Information shown:
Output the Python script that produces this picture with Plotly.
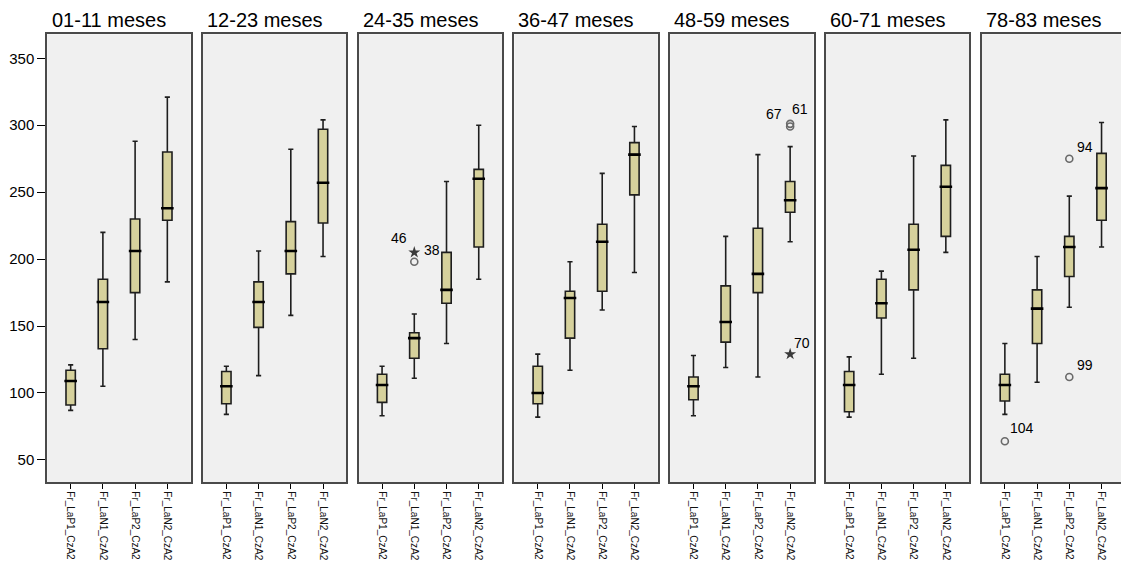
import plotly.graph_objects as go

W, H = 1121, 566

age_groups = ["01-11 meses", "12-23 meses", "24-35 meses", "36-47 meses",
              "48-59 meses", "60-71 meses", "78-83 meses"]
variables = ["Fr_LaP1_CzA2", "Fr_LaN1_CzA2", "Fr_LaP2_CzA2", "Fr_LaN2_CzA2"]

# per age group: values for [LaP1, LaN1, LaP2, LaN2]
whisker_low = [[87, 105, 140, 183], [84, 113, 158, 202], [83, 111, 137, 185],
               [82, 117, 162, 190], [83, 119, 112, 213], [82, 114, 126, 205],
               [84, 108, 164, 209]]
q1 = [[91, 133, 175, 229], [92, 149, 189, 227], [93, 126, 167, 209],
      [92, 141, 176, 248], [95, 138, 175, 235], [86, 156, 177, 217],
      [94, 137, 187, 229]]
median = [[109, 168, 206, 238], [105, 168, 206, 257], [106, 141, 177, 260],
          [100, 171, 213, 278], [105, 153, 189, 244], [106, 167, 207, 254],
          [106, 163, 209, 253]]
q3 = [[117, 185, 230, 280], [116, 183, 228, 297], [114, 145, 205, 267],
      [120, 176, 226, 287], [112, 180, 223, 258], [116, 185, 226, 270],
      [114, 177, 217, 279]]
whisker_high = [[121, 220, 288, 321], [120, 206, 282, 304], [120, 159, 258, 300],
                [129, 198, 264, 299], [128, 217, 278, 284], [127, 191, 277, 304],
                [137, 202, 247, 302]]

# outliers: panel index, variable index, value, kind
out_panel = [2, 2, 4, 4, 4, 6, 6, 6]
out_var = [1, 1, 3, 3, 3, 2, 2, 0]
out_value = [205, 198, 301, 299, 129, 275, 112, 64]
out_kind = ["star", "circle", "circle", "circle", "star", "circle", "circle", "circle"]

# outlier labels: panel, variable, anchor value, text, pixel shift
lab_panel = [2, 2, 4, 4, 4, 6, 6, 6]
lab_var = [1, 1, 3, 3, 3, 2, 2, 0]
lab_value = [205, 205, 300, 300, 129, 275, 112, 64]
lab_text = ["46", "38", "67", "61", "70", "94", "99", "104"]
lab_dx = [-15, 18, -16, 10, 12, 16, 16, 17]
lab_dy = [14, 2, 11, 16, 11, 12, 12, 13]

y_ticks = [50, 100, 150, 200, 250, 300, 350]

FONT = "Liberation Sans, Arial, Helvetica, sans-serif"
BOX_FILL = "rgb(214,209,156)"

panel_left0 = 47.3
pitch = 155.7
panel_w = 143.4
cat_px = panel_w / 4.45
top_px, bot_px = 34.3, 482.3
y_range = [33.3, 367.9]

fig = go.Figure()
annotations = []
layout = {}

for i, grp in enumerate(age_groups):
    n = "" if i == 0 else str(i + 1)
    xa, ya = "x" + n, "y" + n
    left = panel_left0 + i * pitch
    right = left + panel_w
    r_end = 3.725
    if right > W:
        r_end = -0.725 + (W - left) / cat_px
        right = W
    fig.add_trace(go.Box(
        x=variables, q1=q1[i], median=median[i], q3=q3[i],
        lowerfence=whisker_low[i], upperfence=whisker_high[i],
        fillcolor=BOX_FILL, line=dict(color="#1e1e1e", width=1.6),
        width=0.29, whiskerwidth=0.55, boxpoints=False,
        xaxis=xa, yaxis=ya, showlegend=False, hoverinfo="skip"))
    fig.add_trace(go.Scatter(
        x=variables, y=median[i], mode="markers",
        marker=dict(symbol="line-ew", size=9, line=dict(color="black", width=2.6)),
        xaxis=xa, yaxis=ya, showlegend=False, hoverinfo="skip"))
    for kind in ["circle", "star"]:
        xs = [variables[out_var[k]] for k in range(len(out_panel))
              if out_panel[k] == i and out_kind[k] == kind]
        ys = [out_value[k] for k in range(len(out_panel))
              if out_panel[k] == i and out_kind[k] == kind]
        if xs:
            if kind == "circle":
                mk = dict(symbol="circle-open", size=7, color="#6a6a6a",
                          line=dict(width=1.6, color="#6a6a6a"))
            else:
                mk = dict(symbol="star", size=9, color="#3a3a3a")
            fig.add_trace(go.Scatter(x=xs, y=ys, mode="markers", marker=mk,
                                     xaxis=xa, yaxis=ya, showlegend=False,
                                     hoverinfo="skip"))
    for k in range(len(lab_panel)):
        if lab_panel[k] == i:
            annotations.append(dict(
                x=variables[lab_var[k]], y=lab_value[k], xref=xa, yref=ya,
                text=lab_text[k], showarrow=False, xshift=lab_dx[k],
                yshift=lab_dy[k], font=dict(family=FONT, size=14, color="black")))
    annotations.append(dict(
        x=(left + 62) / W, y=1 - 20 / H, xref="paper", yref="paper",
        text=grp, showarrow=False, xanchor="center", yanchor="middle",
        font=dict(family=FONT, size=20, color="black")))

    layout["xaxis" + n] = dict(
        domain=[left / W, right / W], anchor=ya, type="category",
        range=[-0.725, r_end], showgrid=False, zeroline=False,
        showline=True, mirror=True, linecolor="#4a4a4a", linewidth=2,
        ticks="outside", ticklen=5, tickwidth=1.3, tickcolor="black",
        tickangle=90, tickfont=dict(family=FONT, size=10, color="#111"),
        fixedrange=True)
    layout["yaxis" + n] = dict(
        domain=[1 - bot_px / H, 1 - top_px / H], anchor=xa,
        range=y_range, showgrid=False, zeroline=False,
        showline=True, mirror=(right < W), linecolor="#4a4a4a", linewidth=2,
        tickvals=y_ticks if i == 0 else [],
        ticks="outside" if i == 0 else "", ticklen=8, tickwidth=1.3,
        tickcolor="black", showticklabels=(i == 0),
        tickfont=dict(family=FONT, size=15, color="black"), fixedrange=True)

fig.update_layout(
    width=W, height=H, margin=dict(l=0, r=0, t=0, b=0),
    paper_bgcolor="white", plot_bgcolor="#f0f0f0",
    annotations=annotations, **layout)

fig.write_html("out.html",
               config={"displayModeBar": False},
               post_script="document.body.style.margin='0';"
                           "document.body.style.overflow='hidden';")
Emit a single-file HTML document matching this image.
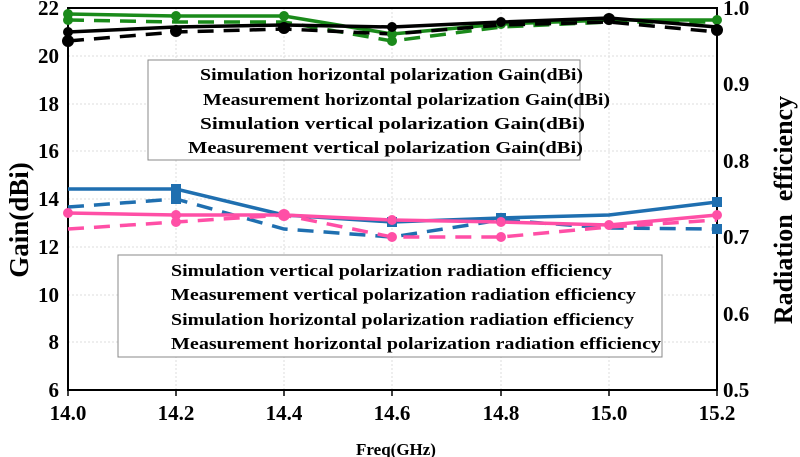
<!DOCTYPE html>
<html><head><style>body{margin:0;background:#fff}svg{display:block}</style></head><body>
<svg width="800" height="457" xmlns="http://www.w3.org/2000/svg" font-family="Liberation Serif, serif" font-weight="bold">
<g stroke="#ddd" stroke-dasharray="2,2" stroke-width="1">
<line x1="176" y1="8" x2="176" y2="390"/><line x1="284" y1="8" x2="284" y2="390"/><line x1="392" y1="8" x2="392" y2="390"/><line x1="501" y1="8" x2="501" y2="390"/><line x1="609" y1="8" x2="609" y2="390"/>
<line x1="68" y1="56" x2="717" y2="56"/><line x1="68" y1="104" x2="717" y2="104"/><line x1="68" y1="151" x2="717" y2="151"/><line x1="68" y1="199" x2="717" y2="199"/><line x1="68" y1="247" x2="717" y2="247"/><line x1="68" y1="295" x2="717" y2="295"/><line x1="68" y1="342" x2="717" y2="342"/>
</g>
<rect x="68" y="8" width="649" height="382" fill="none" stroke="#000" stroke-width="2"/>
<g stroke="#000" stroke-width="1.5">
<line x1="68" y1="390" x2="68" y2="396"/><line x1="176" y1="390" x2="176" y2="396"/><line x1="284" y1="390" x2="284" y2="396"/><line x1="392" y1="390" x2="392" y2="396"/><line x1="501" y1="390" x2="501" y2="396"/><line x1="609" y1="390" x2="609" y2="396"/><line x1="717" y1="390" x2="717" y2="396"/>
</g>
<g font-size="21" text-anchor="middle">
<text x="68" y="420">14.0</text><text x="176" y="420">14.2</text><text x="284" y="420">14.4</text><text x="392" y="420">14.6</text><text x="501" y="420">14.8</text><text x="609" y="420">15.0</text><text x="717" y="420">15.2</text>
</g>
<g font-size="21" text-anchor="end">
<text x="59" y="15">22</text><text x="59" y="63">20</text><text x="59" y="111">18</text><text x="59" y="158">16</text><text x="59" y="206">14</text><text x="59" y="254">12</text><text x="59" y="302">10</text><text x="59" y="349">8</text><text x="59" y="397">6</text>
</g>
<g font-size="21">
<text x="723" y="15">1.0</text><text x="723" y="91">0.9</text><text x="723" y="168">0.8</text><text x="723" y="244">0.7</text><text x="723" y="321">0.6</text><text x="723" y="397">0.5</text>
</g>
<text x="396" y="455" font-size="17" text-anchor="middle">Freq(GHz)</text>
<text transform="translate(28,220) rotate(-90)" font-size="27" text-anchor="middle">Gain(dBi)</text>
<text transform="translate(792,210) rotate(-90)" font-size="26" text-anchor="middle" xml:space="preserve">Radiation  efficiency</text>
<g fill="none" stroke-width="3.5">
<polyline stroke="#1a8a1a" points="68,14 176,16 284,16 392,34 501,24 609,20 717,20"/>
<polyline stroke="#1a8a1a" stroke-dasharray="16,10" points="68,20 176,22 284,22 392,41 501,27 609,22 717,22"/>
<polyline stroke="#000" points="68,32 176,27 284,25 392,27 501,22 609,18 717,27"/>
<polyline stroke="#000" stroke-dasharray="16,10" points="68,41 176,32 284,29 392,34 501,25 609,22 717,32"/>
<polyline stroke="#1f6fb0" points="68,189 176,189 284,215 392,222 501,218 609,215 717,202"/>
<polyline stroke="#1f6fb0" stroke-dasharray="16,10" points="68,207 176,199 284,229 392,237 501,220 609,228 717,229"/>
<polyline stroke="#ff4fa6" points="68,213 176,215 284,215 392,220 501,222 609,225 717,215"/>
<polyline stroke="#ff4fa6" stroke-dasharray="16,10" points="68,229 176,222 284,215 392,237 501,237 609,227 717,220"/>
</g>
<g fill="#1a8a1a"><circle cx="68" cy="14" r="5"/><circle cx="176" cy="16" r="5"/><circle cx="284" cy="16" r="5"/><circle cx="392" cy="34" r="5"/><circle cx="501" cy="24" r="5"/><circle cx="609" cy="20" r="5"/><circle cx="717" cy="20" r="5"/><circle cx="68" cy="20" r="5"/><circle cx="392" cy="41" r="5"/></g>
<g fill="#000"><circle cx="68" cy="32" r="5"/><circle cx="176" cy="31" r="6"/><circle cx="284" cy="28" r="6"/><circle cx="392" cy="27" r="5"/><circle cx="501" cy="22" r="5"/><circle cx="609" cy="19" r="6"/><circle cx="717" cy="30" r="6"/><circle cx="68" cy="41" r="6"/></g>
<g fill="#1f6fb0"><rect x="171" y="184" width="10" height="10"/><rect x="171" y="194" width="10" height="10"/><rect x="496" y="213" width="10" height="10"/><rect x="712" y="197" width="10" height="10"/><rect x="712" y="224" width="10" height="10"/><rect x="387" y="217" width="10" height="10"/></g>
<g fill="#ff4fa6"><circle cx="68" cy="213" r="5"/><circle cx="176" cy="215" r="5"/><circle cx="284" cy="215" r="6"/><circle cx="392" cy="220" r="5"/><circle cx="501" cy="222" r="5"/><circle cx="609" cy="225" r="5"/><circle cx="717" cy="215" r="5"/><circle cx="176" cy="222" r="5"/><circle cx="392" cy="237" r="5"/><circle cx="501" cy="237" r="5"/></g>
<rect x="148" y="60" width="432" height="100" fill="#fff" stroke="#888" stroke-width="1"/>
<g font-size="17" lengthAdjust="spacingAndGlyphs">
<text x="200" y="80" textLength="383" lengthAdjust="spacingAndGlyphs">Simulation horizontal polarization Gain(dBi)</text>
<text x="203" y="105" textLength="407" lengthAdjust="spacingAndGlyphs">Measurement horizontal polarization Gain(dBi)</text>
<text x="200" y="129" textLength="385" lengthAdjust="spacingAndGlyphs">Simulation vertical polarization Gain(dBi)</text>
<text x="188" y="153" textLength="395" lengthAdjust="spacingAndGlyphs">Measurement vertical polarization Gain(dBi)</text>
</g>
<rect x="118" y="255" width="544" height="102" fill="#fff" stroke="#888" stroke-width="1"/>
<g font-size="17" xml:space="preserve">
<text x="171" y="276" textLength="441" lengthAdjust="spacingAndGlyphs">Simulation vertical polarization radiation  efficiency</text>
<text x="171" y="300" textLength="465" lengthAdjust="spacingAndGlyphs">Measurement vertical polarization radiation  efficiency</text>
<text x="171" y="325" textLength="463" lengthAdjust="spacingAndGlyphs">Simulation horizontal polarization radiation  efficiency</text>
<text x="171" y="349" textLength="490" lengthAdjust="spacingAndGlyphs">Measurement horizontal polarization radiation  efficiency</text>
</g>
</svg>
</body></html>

Instructions to follow:
Take the material above from its first line through the line holding "W, H = 1121, 566" and set it down exactly, without the pictures.

Expected answer:
Output the Python script that produces this picture with Plotly.
import plotly.graph_objects as go

W, H = 1121, 566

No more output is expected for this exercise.